The fifties was a lucrative period for The Three Stooges professionally– but a decade marred by two tragic losses that devastated the act and the artistic community. Curly Howard, who had never fully recovered from his initial stroke, suffered a series of additional strokes and suddenly passed away on January 1952 at the age of forty-nine. However, an even more disheartening blow followed a scant three years later. On Nov. 23, 1955, Shemp Howard was returning from an outing at the races and the fights with several friends when he suddenly slumped over, and with a queer sort of peaceful smile on his face, inexplicably died.

Shemp’s replacement in the act was Joe Besser, a main staple comedian on Milton Berle’s television show. But the association between Besser and the stooges proved all too brief. After only 16 short subjects, the Columbia contract was fulfilled and Besser, unable to go on tour because of his ailing spouse, was exchanged for Joe DeRita – ironically Moe’s first choice after Shemp’s death who had been under contract to Harold Minsky all along.

Unfortunately, by this time in his career, the determination that had fueled Moe’s earlier aspirations for the act had begun to fizzle. A nightclub debut of the new stooge proved an unqualified disaster. However, at roughly this same interval, Columbia Pictures had managed a minor coup in repackaging the old Stooges shorts for general release on television. These shorts created a minor sensation for children and teens who had never seen them in their original theatrical engagements and helped to revitalize interest in the act. During the summer of 1958, the stooges proved a star attraction at John Bertera’s Pittsburgh nightclub and restaurant.

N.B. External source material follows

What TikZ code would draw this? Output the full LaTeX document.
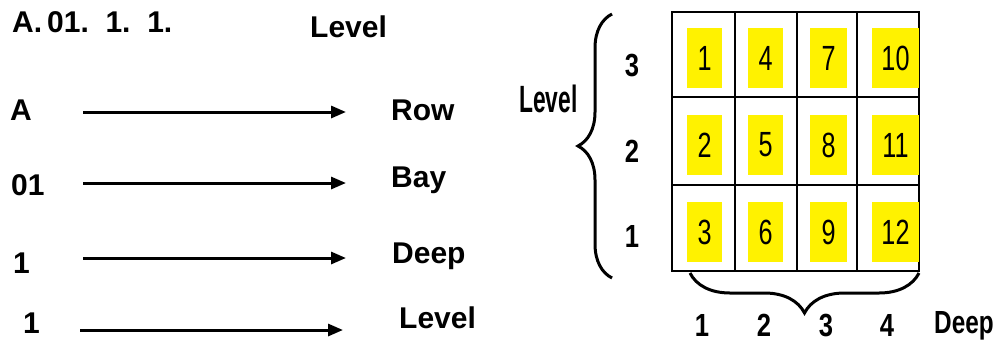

This revitalization continued with three guest appearances on the Ed Sullivan and Steve Allen shows. Almost overnight, the stooges were in vogue once more, appearing as a cameo bit of comic relief for Francis Langford and even starring in their own Three Stooges Scrapbook (1960) for Columbia’s Screen Gems. Columbia also cast the stooges in their first feature length film, Have Rocket Will Travel (1961).

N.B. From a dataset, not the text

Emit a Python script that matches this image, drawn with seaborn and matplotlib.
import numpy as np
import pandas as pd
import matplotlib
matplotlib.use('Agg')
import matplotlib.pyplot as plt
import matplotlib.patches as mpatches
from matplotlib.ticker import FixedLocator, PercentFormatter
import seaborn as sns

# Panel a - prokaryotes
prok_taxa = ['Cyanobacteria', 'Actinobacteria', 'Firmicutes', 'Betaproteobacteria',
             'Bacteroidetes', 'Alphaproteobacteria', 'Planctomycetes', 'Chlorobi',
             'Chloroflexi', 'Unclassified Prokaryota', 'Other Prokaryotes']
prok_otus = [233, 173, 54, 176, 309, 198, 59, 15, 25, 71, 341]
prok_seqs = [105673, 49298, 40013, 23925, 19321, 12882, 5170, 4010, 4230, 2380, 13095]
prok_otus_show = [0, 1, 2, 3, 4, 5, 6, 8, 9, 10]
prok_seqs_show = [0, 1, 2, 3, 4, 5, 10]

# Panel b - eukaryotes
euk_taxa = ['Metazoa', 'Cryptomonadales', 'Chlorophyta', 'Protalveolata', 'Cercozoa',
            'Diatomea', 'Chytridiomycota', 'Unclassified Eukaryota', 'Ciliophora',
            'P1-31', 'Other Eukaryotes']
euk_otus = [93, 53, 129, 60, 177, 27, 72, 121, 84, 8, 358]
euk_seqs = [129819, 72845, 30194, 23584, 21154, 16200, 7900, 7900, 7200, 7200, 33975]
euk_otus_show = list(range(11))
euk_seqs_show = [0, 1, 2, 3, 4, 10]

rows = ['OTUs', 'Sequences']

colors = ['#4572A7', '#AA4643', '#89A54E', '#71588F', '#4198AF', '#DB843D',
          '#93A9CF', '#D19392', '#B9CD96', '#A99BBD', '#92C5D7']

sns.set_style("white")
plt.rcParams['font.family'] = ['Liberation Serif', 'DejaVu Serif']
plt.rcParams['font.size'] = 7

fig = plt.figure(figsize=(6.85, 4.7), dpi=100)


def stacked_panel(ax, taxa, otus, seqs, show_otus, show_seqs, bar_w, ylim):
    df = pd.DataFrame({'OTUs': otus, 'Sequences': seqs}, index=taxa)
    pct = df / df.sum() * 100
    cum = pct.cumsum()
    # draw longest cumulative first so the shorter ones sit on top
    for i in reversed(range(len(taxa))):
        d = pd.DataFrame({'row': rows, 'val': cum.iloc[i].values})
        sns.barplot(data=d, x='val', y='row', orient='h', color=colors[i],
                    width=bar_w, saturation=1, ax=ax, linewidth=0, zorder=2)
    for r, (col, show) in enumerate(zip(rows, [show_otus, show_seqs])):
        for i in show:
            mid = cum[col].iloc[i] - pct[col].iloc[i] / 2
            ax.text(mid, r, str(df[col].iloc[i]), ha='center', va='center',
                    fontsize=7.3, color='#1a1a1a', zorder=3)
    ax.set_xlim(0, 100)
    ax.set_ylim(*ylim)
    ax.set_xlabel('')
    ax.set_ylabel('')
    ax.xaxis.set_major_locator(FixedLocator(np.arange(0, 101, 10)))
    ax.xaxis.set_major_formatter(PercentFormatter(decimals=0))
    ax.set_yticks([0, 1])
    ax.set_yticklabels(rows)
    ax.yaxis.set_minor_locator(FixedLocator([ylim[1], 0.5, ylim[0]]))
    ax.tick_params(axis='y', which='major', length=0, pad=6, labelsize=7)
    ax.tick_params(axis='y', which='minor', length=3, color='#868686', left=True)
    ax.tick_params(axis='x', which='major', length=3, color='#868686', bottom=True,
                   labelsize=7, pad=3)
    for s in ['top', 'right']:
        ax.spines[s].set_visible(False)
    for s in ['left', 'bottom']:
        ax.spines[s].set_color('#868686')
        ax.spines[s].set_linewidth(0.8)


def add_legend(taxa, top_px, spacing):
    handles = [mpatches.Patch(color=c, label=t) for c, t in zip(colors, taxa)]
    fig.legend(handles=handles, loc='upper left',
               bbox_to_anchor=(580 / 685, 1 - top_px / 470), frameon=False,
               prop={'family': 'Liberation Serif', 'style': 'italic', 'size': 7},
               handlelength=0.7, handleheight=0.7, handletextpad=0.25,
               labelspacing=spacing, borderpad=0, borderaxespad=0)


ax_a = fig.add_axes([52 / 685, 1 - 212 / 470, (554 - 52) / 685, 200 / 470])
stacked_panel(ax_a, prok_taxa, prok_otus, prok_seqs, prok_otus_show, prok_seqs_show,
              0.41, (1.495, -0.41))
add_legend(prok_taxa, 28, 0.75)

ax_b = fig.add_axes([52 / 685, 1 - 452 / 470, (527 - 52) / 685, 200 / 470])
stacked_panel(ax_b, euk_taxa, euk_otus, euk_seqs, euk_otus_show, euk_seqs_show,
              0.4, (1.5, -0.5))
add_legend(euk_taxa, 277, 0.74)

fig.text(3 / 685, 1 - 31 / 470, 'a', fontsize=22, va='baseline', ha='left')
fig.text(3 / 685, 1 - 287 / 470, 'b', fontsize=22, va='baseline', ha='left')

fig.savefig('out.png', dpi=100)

Their final feature, The Outlaws Is Coming (1965) ended on a bitter note. Larry suffered a stroke and was hospitalized at the Motion Picture Home. Though he made valiant attempts to regain his mobility, his recovery was never complete and on New Years day 1975 he slipped into a coma. He died one week later. Officially retired, Moe allowed Joe DeRita to pursue the idea of recasting his part and Larry’s in a ‘new’ ‘new’ stooges act that never materialized beyond the preliminary stages.

Tired and seemingly with his best days behind him, an invitation from Salem College in West Virginia afforded Moe Howard the opportunity to present reminiscences about the act to a live audience; one that proved so popular that he repeated it at New York State University to a packed 1,600 auditorium that had oversold the venue by at least 400 seats. In his seventies, Moe Howard discovered that he was more popular than ever. He appeared on Mike Douglas’ talk show three times and ambitiously pursued the college lecture circuit throughout 1974. On May 4, 1975, Moe Howard quietly passed away at his home, officially ending one of America’s most legendary comedy acts.

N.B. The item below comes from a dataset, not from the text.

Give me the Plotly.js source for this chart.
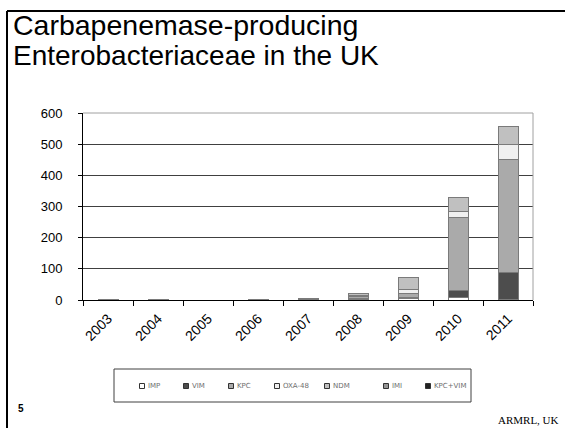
<!DOCTYPE html>
<html>
<head>
<meta charset="utf-8">
<script src="https://cdn.plot.ly/plotly-3.0.1.min.js"></script>
<style>html,body{margin:0;padding:0;background:#fff;}#chart{width:565px;height:428px;}</style>
</head>
<body>
<div id="chart"></div>
<script>
// ---- data ----
var years  = ['2003','2004','2005','2006','2007','2008','2009','2010','2011'];
var seriesNames = ['IMP','VIM','KPC','OXA-48','NDM','IMI','KPC+VIM'];
var IMP    = [0, 0, 0, 0, 1, 2, 5,   7,   1];
var VIM    = [3, 1, 0, 3, 3, 3, 3,  25,  87];
var KPC    = [0, 0, 0, 0, 0, 5, 14, 234, 364];
var OXA48  = [0, 0, 0, 0, 0, 5, 13,  19,  48];
var NDM    = [0, 0, 0, 0, 0, 6, 36,  43,  56];
var IMI    = [0, 0, 0, 0, 0, 0, 0,   0,   0];
var KPCVIM = [0, 0, 0, 0, 0, 0, 0,   2,   2];
var yTicks = [0, 100, 200, 300, 400, 500, 600];

// ---- styling ----
var colors = ['#ffffff','#4d4d4d','#aaaaaa','#f0f0f0','#c0c0c0','#969696','#222222'];
var values = [IMP, VIM, KPC, OXA48, NDM, IMI, KPCVIM];

var W = 565, H = 428;
var L = 83, R = 533, T = 113, B = 300;
function px(x){ return (x - L) / (R - L); }
function py(y){ return (B - y) / (B - T); }

var traces = seriesNames.map(function(n, i){
  return {
    type: 'bar', name: n, x: years,
    y: values[i].map(function(v){ return v === 0 ? null : v; }),
    marker: {color: colors[i], line: {color: '#7a7a7a', width: 1}},
    showlegend: false, hoverinfo: 'x+y+name'
  };
});

var shapes = [
  // slide frame
  {type:'line', xref:'paper', yref:'paper', x0:px(7), x1:px(566), y0:py(11), y1:py(11), line:{color:'#000', width:2}},
  {type:'line', xref:'paper', yref:'paper', x0:px(7), x1:px(7), y0:py(11), y1:py(430), line:{color:'#000', width:2}},
  // plot area top / right border
  {type:'line', xref:'paper', yref:'paper', x0:0, x1:1, y0:1, y1:1, line:{color:'#a0a0a0', width:1}},
  {type:'line', xref:'paper', yref:'paper', x0:1, x1:1, y0:0, y1:1, line:{color:'#a0a0a0', width:1}},
  // legend box
  {type:'rect', xref:'paper', yref:'paper', x0:px(114), x1:px(471), y0:py(369), y1:py(402), line:{color:'#404040', width:1}, fillcolor:'rgba(0,0,0,0)'}
];

var annotations = [
  {xref:'paper', yref:'paper', x:px(11), y:py(25), xanchor:'left', yanchor:'middle', showarrow:false,
   text:'Carbapenemase-producing', font:{family:'Liberation Sans, Arial', size:28.5, color:'#000'}},
  {xref:'paper', yref:'paper', x:px(11), y:py(55), xanchor:'left', yanchor:'middle', showarrow:false,
   text:'Enterobacteriaceae in the UK', font:{family:'Liberation Sans, Arial', size:28, color:'#000'}},
  {xref:'paper', yref:'paper', x:px(21), y:py(408), xanchor:'center', yanchor:'middle', showarrow:false,
   text:'<b>5</b>', font:{family:'Liberation Sans, Arial', size:10, color:'#000'}},
  {xref:'paper', yref:'paper', x:px(528), y:py(420), xanchor:'center', yanchor:'middle', showarrow:false,
   text:'ARMRL, UK', font:{family:'Liberation Serif, Times New Roman', size:11, color:'#000'}}
];

// legend entries
var legendX = [142, 186, 231, 277, 327, 386, 428];
var legendY = 386;
seriesNames.forEach(function(n, i){
  var cx = legendX[i];
  shapes.push({type:'rect', xref:'paper', yref:'paper', x0:px(cx-2.5), x1:px(cx+2.5), y0:py(legendY-2.5), y1:py(legendY+2.5),
    line:{color:'#333', width:1}, fillcolor:colors[i]});
  annotations.push({xref:'paper', yref:'paper', x:px(cx+3.5), y:py(legendY), xanchor:'left', yanchor:'middle', showarrow:false,
    text:n, font:{family:'DejaVu Sans, Arial', size:7, color:'#6e6e6e'}});
});

var layout = {
  width: W, height: H,
  margin: {l: L, r: W - R, t: T, b: H - B, pad: 0},
  paper_bgcolor: '#fff', plot_bgcolor: '#fff',
  barmode: 'stack', bargap: 0.6,
  showlegend: false,
  font: {family: 'Liberation Sans, Arial', size: 13, color: '#000'},
  xaxis: {
    type: 'category', tickangle: -45, tickson: 'boundaries',
    ticks: 'outside', ticklen: 5, tickcolor: '#000', tickwidth: 1,
    showline: true, linecolor: '#000', linewidth: 1, ticklabelstandoff: 4,
    showgrid: false, tickfont: {size: 14, color: '#000'}, fixedrange: true
  },
  yaxis: {
    range: [0, 600], tickvals: yTicks, ticktext: yTicks.map(String),
    ticks: 'outside', ticklen: 4, tickcolor: '#000', ticklabelstandoff: 13,
    showline: true, linecolor: '#000', linewidth: 1,
    showgrid: true, gridcolor: '#404040', gridwidth: 1, zeroline: false,
    tickfont: {size: 13, color: '#000'}, fixedrange: true
  },
  shapes: shapes,
  annotations: annotations
};

Plotly.newPlot('chart', traces, layout, {displayModeBar: false, staticPlot: true});
</script>
</body>
</html>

Since that time, The Three Stooges popularity has continued to thrive. The trio’s body of work has weathered attempts at censuring its ‘crass’ treatment of women by liberal feminism and it has withstood repeated onslaughts of censorship from civic minded groups who continue to find the stooges brand of comedy too violent yet at the same instance do not mind if their children watched the evening news.

From television revivals, through changing audience tastes and with the advent of home video and garish colorizations, the comedic legacy of The Three Stooges continues to delight old and new audiences with their rambunctious blend of raw energy and good spirited craziness. The legends have gone, but their laughter lives on.

Not bad for the ugliest duckling in the Howard house…not bad at all.